» **WRITTEN INSTRUCTION**
Each line of the listing must be transcribed exactly, except for the images, which should be excluded.

» **MATERIAL**
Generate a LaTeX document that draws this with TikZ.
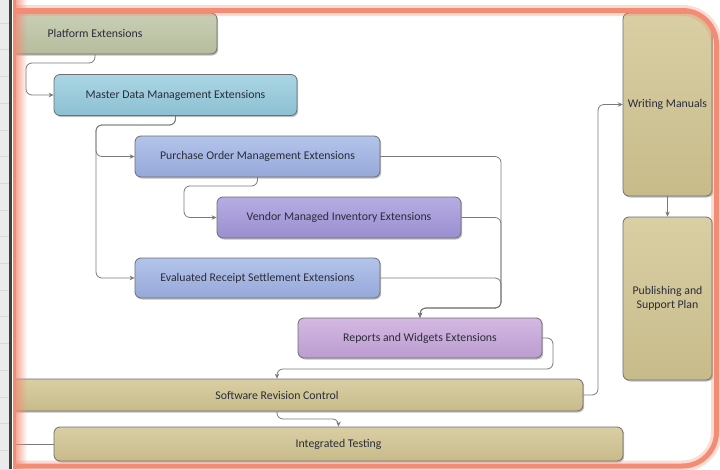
\documentclass[tikz,border=0pt]{standalone}
\usepackage{fontspec}
\setmainfont{Carlito}
\usetikzlibrary{arrows.meta,shadows,fadings}
\definecolor{pea}{HTML}{C9CFB5}\definecolor{peb}{HTML}{B5BD9D}
\definecolor{mda}{HTML}{AAD6E3}\definecolor{mdb}{HTML}{8CC0D2}
\definecolor{poa}{HTML}{B3C4EB}\definecolor{pob}{HTML}{96A8D8}
\definecolor{vma}{HTML}{B7ADE3}\definecolor{vmb}{HTML}{9A8ECF}
\definecolor{rwa}{HTML}{D4B9E2}\definecolor{rwb}{HTML}{BB9CCF}
\definecolor{tna}{HTML}{D9CFA4}\definecolor{tnb}{HTML}{C7BB8A}
\definecolor{boxline}{HTML}{6E6E6E}
\definecolor{connc}{HTML}{7A7A7A}
\definecolor{txt}{HTML}{2A2C3A}
\definecolor{salmon}{HTML}{F28C74}
\newcommand{\boxfont}{\fontsize{11.8}{13.5}\selectfont}
\tikzset{
  box/.style={draw=boxline, line width=0.8pt, rounded corners=6pt,
    drop shadow={shadow xshift=1.2pt, shadow yshift=-1.5pt, opacity=0.25, fill=black},
    text=txt, font=\boxfont, inner sep=0pt, align=center},
  conn/.style={draw=connc, line width=0.8pt, rounded corners=6pt},
  arr/.style={conn, -{Stealth[length=5pt,width=4.5pt]}},
}
\begin{document}
\begin{tikzpicture}[x=1pt,y=-1pt]
\useasboundingbox (0,0) rectangle (720,469);
\fill[white] (0,0) rectangle (720,469);
% boxes
\node[box, top color=pea, bottom color=peb, minimum width=244pt, minimum height=41pt] (pe) at (95,33.5) {Platform Extensions};
\node[box, top color=mda, bottom color=mdb, minimum width=243pt, minimum height=41pt] (mdm) at (175.5,95) {Master Data Management Extensions};
\node[box, top color=poa, bottom color=pob, minimum width=245pt, minimum height=41pt] (pom) at (257.5,156.5) {Purchase Order Management Extensions};
\node[box, top color=vma, bottom color=vmb, minimum width=244pt, minimum height=41pt] (vmi) at (339,217.5) {Vendor Managed Inventory Extensions};
\node[box, top color=poa, bottom color=pob, minimum width=245pt, minimum height=40pt] (ers) at (257.5,278) {Evaluated Receipt Settlement Extensions};
\node[box, top color=rwa, bottom color=rwb, minimum width=244pt, minimum height=40pt] (rwe) at (420,338) {Reports and Widgets Extensions};
\node[box, top color=tna, bottom color=tnb, minimum width=612pt, minimum height=32pt] (src) at (277,395) {Software Revision Control};
\node[box, top color=tna, bottom color=tnb, minimum width=569pt, minimum height=34pt] (it) at (338.5,444) {Integrated Testing};
\path[draw=boxline, line width=0.8pt, top color=tna, bottom color=tnb,
    drop shadow={shadow xshift=1.2pt, shadow yshift=-1.5pt, opacity=0.25, fill=black}]
  (629,13) -- (692,13) arc[start angle=270, end angle=360, radius=20]
  -- (712,190) arc[start angle=0, end angle=90, radius=6]
  -- (629,196) arc[start angle=90, end angle=180, radius=6]
  -- (623,19) arc[start angle=180, end angle=270, radius=6] -- cycle;
\node[text=txt, font=\boxfont, inner sep=0pt, minimum width=89pt, minimum height=183pt] (wm) at (667.5,104.5) {Writing Manuals};
\node[box, top color=tna, bottom color=tnb, minimum width=89pt, minimum height=163pt] (psp) at (667.5,298.5) {Publishing and\\Support Plan};
% connectors
\draw[arr] (pe.south) -- (95,63) -- (26,63) -- (26,95) -- (mdm.west);
\draw[arr] (mdm.south) -- (175.5,125) -- (96,125) -- (96,156.5) -- (pom.west);
\draw[arr] (mdm.south) -- (175.5,125) -- (96,125) -- (96,278) -- (ers.west);
\draw[arr] (pom.south) -- (257.5,186) -- (184,186) -- (184,217.5) -- (vmi.west);
\draw[arr] (pom.east) -- (501,156.5) -- (501,308) -- (420,308) -- (rwe.north);
\draw[arr] (vmi.east) -- (501,217.5) -- (501,308) -- (420,308) -- (rwe.north);
\draw[arr] (ers.east) -- (501,278) -- (501,308) -- (420,308) -- (rwe.north);
\draw[arr] (rwe.east) -- (553,338) -- (553,369) -- (277,369) -- (src.north);
\draw[arr] (src.south) -- (277,419) -- (338.5,419) -- (it.north);
\draw[arr] (src.east) -- (598,395) -- (598,104.5) -- (wm.west);
\draw[arr] (wm.south) -- (psp.north);
\coordinate (itin) at (13,444);
\draw[conn] (itin) -- (it.west);
% frame of the screenshot
\draw[salmon, opacity=0.3, line width=11pt, rounded corners=34pt] (-40,10.5) rectangle (716.5,466);
\draw[salmon, line width=5pt, rounded corners=34pt] (-40,10.5) rectangle (716.5,466);
\fill[salmon, path fading=east] (12,0) rectangle (27,469);
\fill[salmon] (12,0) rectangle (16,469);
\fill[black!8] (0,0) rectangle (9,469);
\foreach \yy in {23,49.7,...,460} \draw[black!15, line width=0.5pt] (0,\yy) -- (9,\yy);
\fill[black!75] (9,0) rectangle (11.5,469);
\fill[white] (11.5,0) rectangle (12.5,469);
\end{tikzpicture}
\end{document}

» **FINISHED ANSWER**
Generate a LaTeX document that draws this with TikZ.
\documentclass[tikz,border=0pt]{standalone}
\usepackage{fontspec}
\setmainfont{Carlito}
\usetikzlibrary{arrows.meta,shadows,fadings}
\definecolor{pea}{HTML}{C9CFB5}\definecolor{peb}{HTML}{B5BD9D}
\definecolor{mda}{HTML}{AAD6E3}\definecolor{mdb}{HTML}{8CC0D2}
\definecolor{poa}{HTML}{B3C4EB}\definecolor{pob}{HTML}{96A8D8}
\definecolor{vma}{HTML}{B7ADE3}\definecolor{vmb}{HTML}{9A8ECF}
\definecolor{rwa}{HTML}{D4B9E2}\definecolor{rwb}{HTML}{BB9CCF}
\definecolor{tna}{HTML}{D9CFA4}\definecolor{tnb}{HTML}{C7BB8A}
\definecolor{boxline}{HTML}{6E6E6E}
\definecolor{connc}{HTML}{7A7A7A}
\definecolor{txt}{HTML}{2A2C3A}
\definecolor{salmon}{HTML}{F28C74}
\newcommand{\boxfont}{\fontsize{11.8}{13.5}\selectfont}
\tikzset{
  box/.style={draw=boxline, line width=0.8pt, rounded corners=6pt,
    drop shadow={shadow xshift=1.2pt, shadow yshift=-1.5pt, opacity=0.25, fill=black},
    text=txt, font=\boxfont, inner sep=0pt, align=center},
  conn/.style={draw=connc, line width=0.8pt, rounded corners=6pt},
  arr/.style={conn, -{Stealth[length=5pt,width=4.5pt]}},
}
\begin{document}
\begin{tikzpicture}[x=1pt,y=-1pt]
\useasboundingbox (0,0) rectangle (720,469);
\fill[white] (0,0) rectangle (720,469);
% boxes
\node[box, top color=pea, bottom color=peb, minimum width=244pt, minimum height=41pt] (pe) at (95,33.5) {Platform Extensions};
\node[box, top color=mda, bottom color=mdb, minimum width=243pt, minimum height=41pt] (mdm) at (175.5,95) {Master Data Management Extensions};
\node[box, top color=poa, bottom color=pob, minimum width=245pt, minimum height=41pt] (pom) at (257.5,156.5) {Purchase Order Management Extensions};
\node[box, top color=vma, bottom color=vmb, minimum width=244pt, minimum height=41pt] (vmi) at (339,217.5) {Vendor Managed Inventory Extensions};
\node[box, top color=poa, bottom color=pob, minimum width=245pt, minimum height=40pt] (ers) at (257.5,278) {Evaluated Receipt Settlement Extensions};
\node[box, top color=rwa, bottom color=rwb, minimum width=244pt, minimum height=40pt] (rwe) at (420,338) {Reports and Widgets Extensions};
\node[box, top color=tna, bottom color=tnb, minimum width=612pt, minimum height=32pt] (src) at (277,395) {Software Revision Control};
\node[box, top color=tna, bottom color=tnb, minimum width=569pt, minimum height=34pt] (it) at (338.5,444) {Integrated Testing};
\path[draw=boxline, line width=0.8pt, top color=tna, bottom color=tnb,
    drop shadow={shadow xshift=1.2pt, shadow yshift=-1.5pt, opacity=0.25, fill=black}]
  (629,13) -- (692,13) arc[start angle=270, end angle=360, radius=20]
  -- (712,190) arc[start angle=0, end angle=90, radius=6]
  -- (629,196) arc[start angle=90, end angle=180, radius=6]
  -- (623,19) arc[start angle=180, end angle=270, radius=6] -- cycle;
\node[text=txt, font=\boxfont, inner sep=0pt, minimum width=89pt, minimum height=183pt] (wm) at (667.5,104.5) {Writing Manuals};
\node[box, top color=tna, bottom color=tnb, minimum width=89pt, minimum height=163pt] (psp) at (667.5,298.5) {Publishing and\\Support Plan};
% connectors
\draw[arr] (pe.south) -- (95,63) -- (26,63) -- (26,95) -- (mdm.west);
\draw[arr] (mdm.south) -- (175.5,125) -- (96,125) -- (96,156.5) -- (pom.west);
\draw[arr] (mdm.south) -- (175.5,125) -- (96,125) -- (96,278) -- (ers.west);
\draw[arr] (pom.south) -- (257.5,186) -- (184,186) -- (184,217.5) -- (vmi.west);
\draw[arr] (pom.east) -- (501,156.5) -- (501,308) -- (420,308) -- (rwe.north);
\draw[arr] (vmi.east) -- (501,217.5) -- (501,308) -- (420,308) -- (rwe.north);
\draw[arr] (ers.east) -- (501,278) -- (501,308) -- (420,308) -- (rwe.north);
\draw[arr] (rwe.east) -- (553,338) -- (553,369) -- (277,369) -- (src.north);
\draw[arr] (src.south) -- (277,419) -- (338.5,419) -- (it.north);
\draw[arr] (src.east) -- (598,395) -- (598,104.5) -- (wm.west);
\draw[arr] (wm.south) -- (psp.north);
\coordinate (itin) at (13,444);
\draw[conn] (itin) -- (it.west);
% frame of the screenshot
\draw[salmon, opacity=0.3, line width=11pt, rounded corners=34pt] (-40,10.5) rectangle (716.5,466);
\draw[salmon, line width=5pt, rounded corners=34pt] (-40,10.5) rectangle (716.5,466);
\fill[salmon, path fading=east] (12,0) rectangle (27,469);
\fill[salmon] (12,0) rectangle (16,469);
\fill[black!8] (0,0) rectangle (9,469);
\foreach \yy in {23,49.7,...,460} \draw[black!15, line width=0.5pt] (0,\yy) -- (9,\yy);
\fill[black!75] (9,0) rectangle (11.5,469);
\fill[white] (11.5,0) rectangle (12.5,469);
\end{tikzpicture}
\end{document}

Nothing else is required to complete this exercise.